I don't know if I am really a writer, a storyteller, or just a careful word-chooser.

I do know one thing for sure. In the past year, I've realized that I am an artist. My art takes various mediums and forms depending on the day, the weather, the season, or my mood. I don't think of being an artist as a hobby, occupation, or even a lifestyle. My art is life. I just see things differently. I hear different words, and I look for the things that others miss. Life is the artist, and I am just its mirror...I capture moments and pieces in tiny freeze-frames that people call "art." I can't take credit for that.

Wednesday, September 11, 2013

Remember.

I was old enough to be terrified on September 11, 2001. It's hard to believe that it's been 12 years.

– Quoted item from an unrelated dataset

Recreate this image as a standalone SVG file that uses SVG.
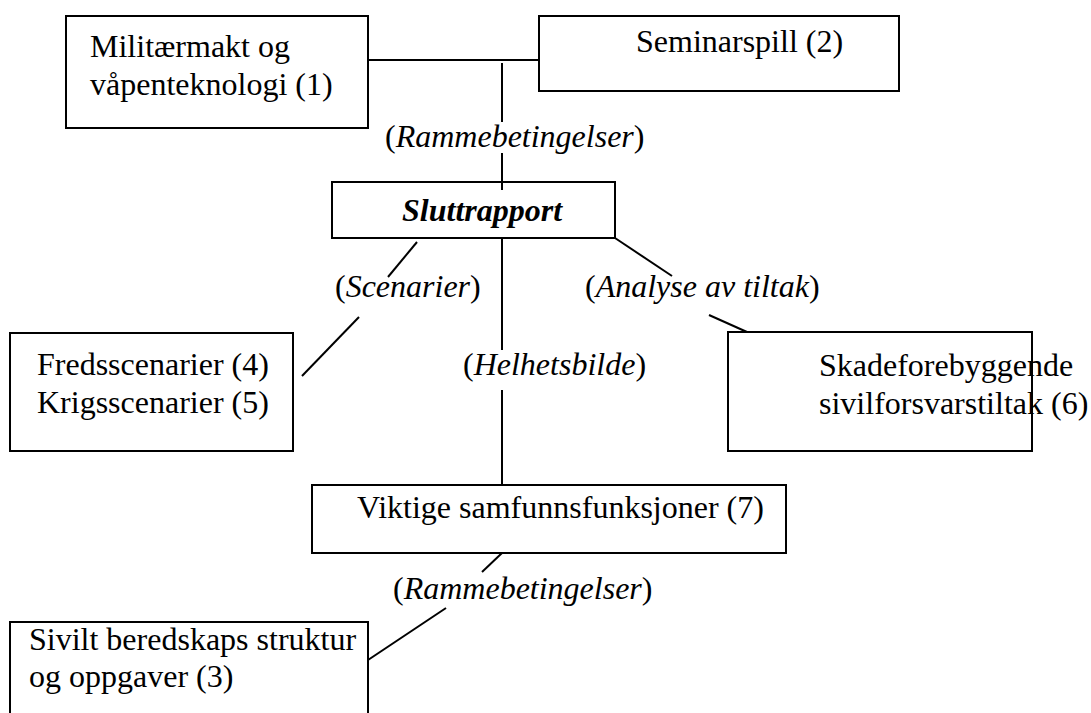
<svg xmlns="http://www.w3.org/2000/svg" width="1091" height="713" viewBox="0 0 1091 713">
<style>
.box{fill:#fff;stroke:#000;stroke-width:2}
.ln{stroke:#000;stroke-width:2;fill:none}
text{font-family:"Liberation Serif","Times New Roman",serif;font-size:32px;fill:#000}
.it{font-style:italic}
.bi{font-style:italic;font-weight:bold}
</style>
<rect width="1091" height="713" fill="#fff"/>
<g id="connectors">
<line class="ln" x1="368" y1="60" x2="539" y2="60"/>
<line class="ln" x1="502" y1="63" x2="502" y2="122"/>
<line class="ln" x1="502" y1="153" x2="502" y2="190"/>
<line class="ln" x1="502" y1="238" x2="502" y2="350"/>
<line class="ln" x1="502" y1="390" x2="502" y2="485"/>
<line class="ln" x1="417" y1="242" x2="388" y2="277"/>
<line class="ln" x1="359" y1="317" x2="302" y2="376"/>
<line class="ln" x1="615" y1="238" x2="672" y2="276"/>
<line class="ln" x1="709" y1="315" x2="747" y2="332"/>
<line class="ln" x1="502" y1="553" x2="482" y2="572"/>
<line class="ln" x1="446" y1="608" x2="368" y2="660"/>
</g>
<g id="labels">
<text x="385" y="147">(<tspan class="it">Rammebetingelser</tspan>)</text>
<text x="335" y="297">(<tspan class="it">Scenarier</tspan>)</text>
<text x="585" y="297">(<tspan class="it">Analyse av tiltak</tspan>)</text>
<text x="463" y="375">(<tspan class="it">Helhetsbilde</tspan>)</text>
<text x="393" y="599">(<tspan class="it">Rammebetingelser</tspan>)</text>
</g>
<g id="n1">
<rect class="box" x="66" y="16" width="302" height="112"/>
<text x="90" y="57">Militærmakt og</text>
<text x="90" y="95">våpenteknologi (1)</text>
</g>
<g id="n2">
<rect class="box" x="539" y="16" width="360" height="75"/>
<text x="636" y="52">Seminarspill (2)</text>
</g>
<g id="sluttrapport">
<rect class="box" x="332" y="182" width="283" height="56"/>
<text class="bi" x="402" y="221">Sluttrapport</text>
</g>
<g id="n45">
<rect class="box" x="10" y="333" width="283" height="118"/>
<text x="37" y="375">Fredsscenarier (4)</text>
<text x="37" y="413">Krigsscenarier (5)</text>
</g>
<g id="n6">
<rect class="box" x="728" y="332" width="304" height="119"/>
<text x="819" y="376">Skadeforebyggende</text>
<text x="819" y="414">sivilforsvarstiltak (6)</text>
</g>
<g id="n7">
<rect class="box" x="312" y="485" width="474" height="68"/>
<text x="357" y="518">Viktige samfunnsfunksjoner (7)</text>
</g>
<g id="n3">
<rect class="box" x="10" y="622" width="358" height="100"/>
<text x="29" y="650">Sivilt beredskaps struktur</text>
<text x="29" y="687">og oppgaver (3)</text>
</g>
<line class="ln" x1="502" y1="182" x2="502" y2="190"/>
</svg>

For the first time in 12 years, I did not watch even one second of TV on September the 11th. I know what happened.  I had nightmares about it for years. When my 11th grade Economics teacher turned on the television in our second period class on September 11, 2001, she no more than had stepped aside from the television set when along with Peter Jennings, ABC News, and any other American watching at the same moment, 25 teenagers watched as the second plane careened into the World Trade Center on live television.  I remember feeling as if I heard and felt the collective gasp of disbelieving horror across the country. I felt it in Peter Jennings' voice as it cracked on live TV. I swallowed tears for people I never met. Until that day, I had honestly say I didn't even know what or where the Pentagon or the World Trade Center were. I vividly remember leaving school that afternoon.  I stepped out into a warm, cloudless September afternoon, and looking up into the sky as I walked to the parking lot.  Nothing was there. No clouds, no planes, and no answers, I thought.

Every year, I've watched memorials, tributes, and remembrances on TV. Every year, watching footage takes me back to the day I first saw it, and feeling the profound grief and shame as I wonder how humans have this horrific capacity to carry out such hatred and harm to each other. Every year I feel the urgency to change the hearts of my fellow humans. And every year, I am reminded of the peers of mine who joined the military in the post 9-11 surge of patriotism, (I was 17) and have died fighting the elusive war on terrorism, or come back so badly wounded emotionally and/or physically that goes seemingly unnoticed. This thirteenth year since the attacks begins today. I didn't begin it this year with the images of hate, but instead with a yoga practice, a Nia class, and a beautiful conversation about change and transformation with a dear, heart- friend. It isn't hopeless. Don't think, "who am I, I cannot change 'the way things are?'" It may be small, and it may be only in my own heart somedays, but love and healing exist, even in the midst of our confusion.